2: fine; I might prefer market share as a metric instead of staked RPL
3: This concept makes money flows far more confusing to me. The current proposal takes rETH’s share and splits per the settings. The purported confusion only happens if we confuse what belongs to the protocol and what belongs to the NO. The execution ends up significantly more complex (including requiring an oracle for any distribution).
4: I don’t think this gives RPL much value (eg, it could be sold after skipping the queue), and I do think it has big negative externalities (one NO decreasing their queue time uncertainty increases uncertainty for every NO behind them; doesn’t align with bullet 1 or 3 in [pDAO charter] (RPIP-23: pDAO Charter)).
5: I think favoring early deposits, otoh, is brand-positive. I like these being able to have a priority queue.

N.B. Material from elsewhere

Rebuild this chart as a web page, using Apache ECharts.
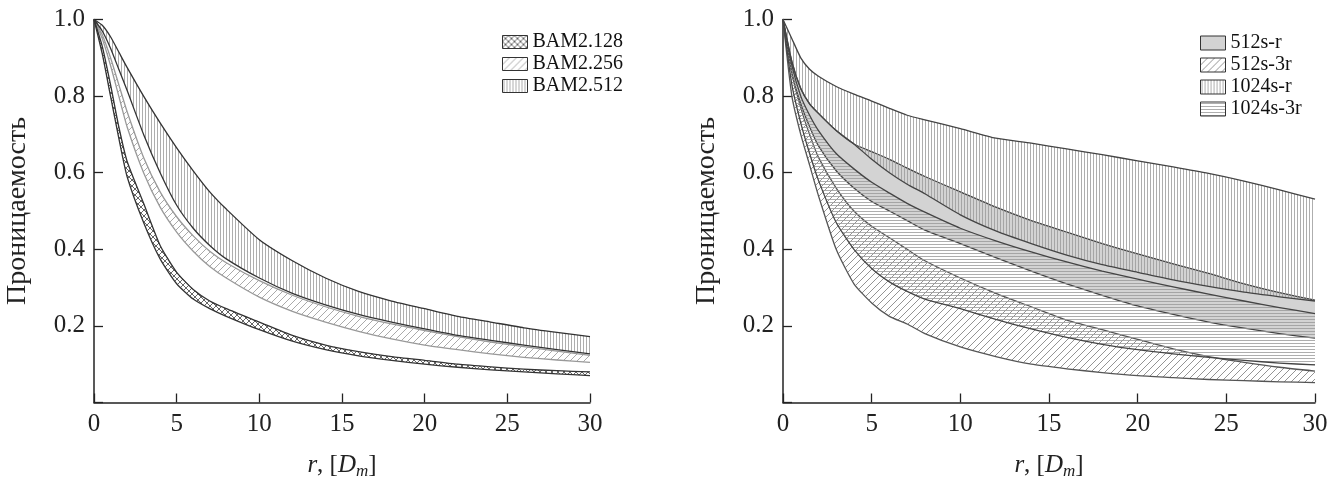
<!DOCTYPE html>
<html><head><meta charset="utf-8">
<script src="https://cdn.jsdelivr.net/npm/echarts/dist/echarts.min.js"></script>
<style>html,body{margin:0;padding:0;background:#fff}#c{width:1343px;height:477px}</style>
</head><body><div id="c"></div>
<script>
// ---------- DATA ----------
const xTicks = [0, 5, 10, 15, 20, 25, 30];
const yTicks = [0.2, 0.4, 0.6, 0.8, 1.0];
const yTitle = 'Проницаемость';

// Left chart
const rL = [0,0.5,1,1.5,2,3,4,5,6,7,8,10,12,14,16,18,20,22,24,26,28,30];
const bam128Hi = [1,0.93,0.83,0.72,0.63,0.52,0.41,0.34,0.295,0.265,0.245,0.21,0.175,0.15,0.133,0.12,0.11,0.1,0.093,0.087,0.083,0.08];
const bam128Lo = [1,0.91,0.80,0.69,0.59,0.47,0.375,0.31,0.27,0.245,0.225,0.19,0.16,0.138,0.122,0.11,0.1,0.092,0.085,0.08,0.075,0.07];
const bam256Hi = [1,0.96,0.90,0.83,0.76,0.64,0.55,0.485,0.435,0.395,0.365,0.318,0.28,0.25,0.225,0.205,0.188,0.172,0.158,0.146,0.134,0.123];
const bam256Lo = [1,0.95,0.88,0.80,0.72,0.60,0.51,0.445,0.395,0.355,0.325,0.275,0.238,0.21,0.186,0.166,0.15,0.138,0.127,0.118,0.111,0.105];
const bam512Hi = [1,0.985,0.955,0.915,0.875,0.80,0.73,0.665,0.605,0.55,0.505,0.425,0.37,0.325,0.29,0.265,0.245,0.225,0.21,0.195,0.183,0.172];
const bam512Lo = [1,0.97,0.925,0.87,0.815,0.70,0.60,0.515,0.455,0.41,0.375,0.325,0.285,0.255,0.23,0.21,0.192,0.175,0.162,0.15,0.138,0.127];

// Right chart
const rR = [0,0.5,1,1.5,2,3,4,5,6,7,8,10,12,14,16,18,20,22,24,26,28,30];
const s512rHi  = [1,0.89,0.82,0.78,0.755,0.71,0.675,0.655,0.635,0.612,0.59,0.55,0.51,0.475,0.445,0.415,0.388,0.362,0.337,0.31,0.287,0.267];
const s512rLo  = [1,0.86,0.78,0.72,0.67,0.605,0.56,0.525,0.50,0.475,0.45,0.415,0.378,0.343,0.31,0.28,0.252,0.23,0.21,0.194,0.18,0.168];
const s5123rHi = [1,0.86,0.77,0.70,0.64,0.56,0.50,0.46,0.43,0.40,0.37,0.325,0.285,0.25,0.215,0.19,0.165,0.14,0.12,0.105,0.092,0.082];
const s5123rLo = [1,0.80,0.70,0.62,0.54,0.40,0.31,0.26,0.225,0.205,0.18,0.145,0.12,0.10,0.088,0.078,0.07,0.065,0.06,0.057,0.054,0.052];
const s1024rHi = [1,0.95,0.90,0.87,0.852,0.825,0.805,0.787,0.768,0.75,0.738,0.715,0.69,0.677,0.662,0.647,0.631,0.615,0.598,0.578,0.555,0.531];
const s1024rLo = [1,0.89,0.82,0.78,0.755,0.71,0.675,0.635,0.60,0.57,0.545,0.49,0.448,0.415,0.385,0.36,0.34,0.32,0.303,0.288,0.276,0.265];
const s10243rHi = [1,0.88,0.80,0.75,0.71,0.65,0.61,0.575,0.547,0.52,0.497,0.455,0.422,0.393,0.367,0.343,0.322,0.302,0.283,0.265,0.248,0.232];
const s10243rLo = [1,0.83,0.73,0.65,0.58,0.47,0.40,0.35,0.315,0.29,0.27,0.245,0.217,0.192,0.17,0.152,0.138,0.127,0.118,0.11,0.103,0.098];

// ---------- STYLE HELPERS ----------
const FONT = "'Liberation Serif', serif";
function pat(type, color, size, lw) {
  const c = document.createElement('canvas');
  c.width = c.height = size;
  const g = c.getContext('2d');
  g.strokeStyle = color; g.lineWidth = lw; g.beginPath();
  if (type === 'v') { g.moveTo(size / 2, 0); g.lineTo(size / 2, size); }
  if (type === 'h') { g.moveTo(0, size / 2); g.lineTo(size, size / 2); }
  if (type === 'd' || type === 'x') {
    g.moveTo(-1, size + 1); g.lineTo(size + 1, -1);
    g.moveTo(-1, 1); g.lineTo(1, -1);
    g.moveTo(size - 1, size + 1); g.lineTo(size + 1, size - 1);
  }
  if (type === 'x') {
    g.moveTo(-1, -1); g.lineTo(size + 1, size + 1);
    g.moveTo(size - 1, -1); g.lineTo(size + 1, 1);
    g.moveTo(-1, size - 1); g.lineTo(1, size + 1);
  }
  g.stroke();
  return { image: c, repeat: 'repeat' };
}
const P = {
  cross: pat('x', '#555', 6, 0.9),
  diagL: pat('d', '#aaa', 7, 1),
  vertL: pat('v', '#999', 3, 0.8),
  gray: '#d3d3d3',
  diagR: pat('d', '#888', 7, 0.9),
  vertR: pat('v', '#999', 3, 0.8),
  horR: pat('h', '#999', 3, 0.8)
};

function band(name, idx, r, lo, hi, fill, edge, z) {
  return {
    type: 'custom', name: name, xAxisIndex: idx, yAxisIndex: idx, z: z, silent: true,
    coordinateSystem: 'cartesian2d',
    data: r.map((x, i) => [x, lo[i], hi[i]]),
    encode: { x: 0, y: [1, 2] },
    itemStyle: { color: edge },
    renderItem: function (params, api) {
      if (params.dataIndex !== 0) return null;
      const top = r.map((x, i) => api.coord([x, hi[i]]));
      const bot = r.map((x, i) => api.coord([x, lo[i]]));
      const poly = top.concat(bot.slice().reverse());
      return {
        type: 'group',
        children: [
          { type: 'polygon', shape: { points: poly }, style: { fill: fill, stroke: null } },
          { type: 'polyline', shape: { points: top, smooth: 0.2 }, style: { stroke: edge, lineWidth: 1.3, fill: null } },
          { type: 'polyline', shape: { points: bot, smooth: 0.2 }, style: { stroke: edge, lineWidth: 1.3, fill: null } }
        ]
      };
    }
  };
}

function xAx(idx) {
  return {
    type: 'value', gridIndex: idx, min: 0, max: 30, interval: 5,
    axisLine: { lineStyle: { color: '#222', width: 1.5 } },
    axisTick: { inside: true, length: 9, lineStyle: { color: '#222', width: 1.3 } },
    axisLabel: { color: '#222', fontSize: 25, fontFamily: FONT, margin: 9 },
    splitLine: { show: false },
    name: '{i|r}, [{i|D}{s|m}]', nameLocation: 'middle', nameGap: 47,
    nameTextStyle: { color: '#222', fontSize: 25, fontFamily: FONT,
      rich: { i: { fontStyle: 'italic', fontSize: 25, fontFamily: FONT, color: '#222' },
              s: { fontStyle: 'italic', fontSize: 17, fontFamily: FONT, color: '#222', verticalAlign: 'bottom', padding: [14, 0, 0, 0] } } }
  };
}
function yAx(idx) {
  return {
    type: 'value', gridIndex: idx, min: 0, max: 1, interval: 0.2,
    axisLine: { show: true, lineStyle: { color: '#222', width: 1.5 } },
    axisTick: { show: true, inside: true, length: 9, lineStyle: { color: '#222', width: 1.3 } },
    axisLabel: { color: '#222', fontSize: 25, fontFamily: FONT, margin: 9,
      formatter: v => (yTicks.some(t => Math.abs(t - v) < 1e-9) ? v.toFixed(1) : '') },
    splitLine: { show: false },
    name: yTitle, nameLocation: 'middle', nameGap: 62,
    nameTextStyle: { color: '#222', fontSize: 28, fontFamily: FONT }
  };
}
function legItem(name, fill) {
  return { name: name, icon: 'rect', itemStyle: { color: fill, borderColor: '#333', borderWidth: 1 } };
}

const chart = echarts.init(document.getElementById('c'), null, { renderer: 'canvas' });
chart.setOption({
  backgroundColor: '#fff',
  animation: false,
  grid: [
    { left: 94, width: 496, top: 19.5, height: 383, outerBoundsMode: 'none', containLabel: false },
    { left: 783, width: 532, top: 19.5, height: 383, outerBoundsMode: 'none', containLabel: false }
  ],
  xAxis: [xAx(0), xAx(1)],
  yAxis: [yAx(0), yAx(1)],
  legend: [
    { orient: 'vertical', left: 497, top: 27, itemWidth: 25, itemHeight: 13, itemGap: 2,
      selectedMode: false, textStyle: { fontSize: 20, fontFamily: FONT, color: '#111' },
      data: [legItem('BAM2.128', P.cross), legItem('BAM2.256', P.diagL), legItem('BAM2.512', P.vertL)] },
    { orient: 'vertical', left: 1195, top: 28, itemWidth: 25, itemHeight: 14, itemGap: 2,
      selectedMode: false, textStyle: { fontSize: 20, fontFamily: FONT, color: '#111' },
      data: [legItem('512s-r', P.gray), legItem('512s-3r', P.diagR), legItem('1024s-r', P.vertR), legItem('1024s-3r', P.horR)] }
  ],
  series: [
    band('BAM2.128', 0, rL, bam128Lo, bam128Hi, P.cross, '#333', 3),
    band('BAM2.256', 0, rL, bam256Lo, bam256Hi, P.diagL, '#999', 2),
    band('BAM2.512', 0, rL, bam512Lo, bam512Hi, P.vertL, '#333', 4),
    band('512s-r', 1, rR, s512rLo, s512rHi, P.gray, '#444', 1),
    band('512s-3r', 1, rR, s5123rLo, s5123rHi, P.diagR, '#555', 2),
    band('1024s-r', 1, rR, s1024rLo, s1024rHi, P.vertR, '#444', 3),
    band('1024s-3r', 1, rR, s10243rLo, s10243rHi, P.horR, '#444', 4)
  ]
});
</script></body></html>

6: totally confused. They have 0 vote power. Responding to the edit: Hmmm… the premise here is essentially (a) “no big player would hold RPL, even for the time it takes to launch pools” and (b) “we permanently have a queue with RPL holders in it”. I think that’s unlikely to be the case. If this was seen as a big win, a big player could probably figure out a short position to own RPL for a period at quite low risk. If we were committed to this, we’d want to trigger increases in no_share earlier in order to help (b). I guess my question is… if we are trying to avoid taking on ETH-only, why offer it?


And on now responding to @sckuzzle

  • a median result of “barely positive” is disastrous optics imo. The closest okish thing I could imagine would be something like requiring smoothing pool participation at low count, and allowing this as an opt out at high count once median return is solid. Implementation is pretty tough, but so is MEV theft stuff. I think I’ll say the same as putting real work into penalties… We need to get something done here, but there isn’t yet apparent urgency based on monitoring so far. I don’t think it’s worth delaying the other tokenomics work needed to get this in.
  • it’s not clear to me why having more RPL stake is “more fair”. As I noted above, I think this is not aligned with the pDAO charter and not positive for our brand. That said, this is muuuch more palatable to me than Epi’s variant as it’s a single one-time transition, not an ongoing thing. (I’ll grant there’s a benefit to “smooth”)
  • I think the market take on DAO response vs “magic algorithm makes good decisions” is best shown by comparing early DAI and RAI. My take is that users don’t like ?? rewards (especially controlled by concepts they don’t grok), and prefer defined rewards (even if they can be updated).
  • Sometimes the right move is qualitatively different, not purely quantitatively different. Eg, we might do more for rETH demand via spendifj on marketing, education, partner incentives for defi usage, etc - as opposed to spending the same amount on rETH_share. A PID controller can’t do this type of thinking.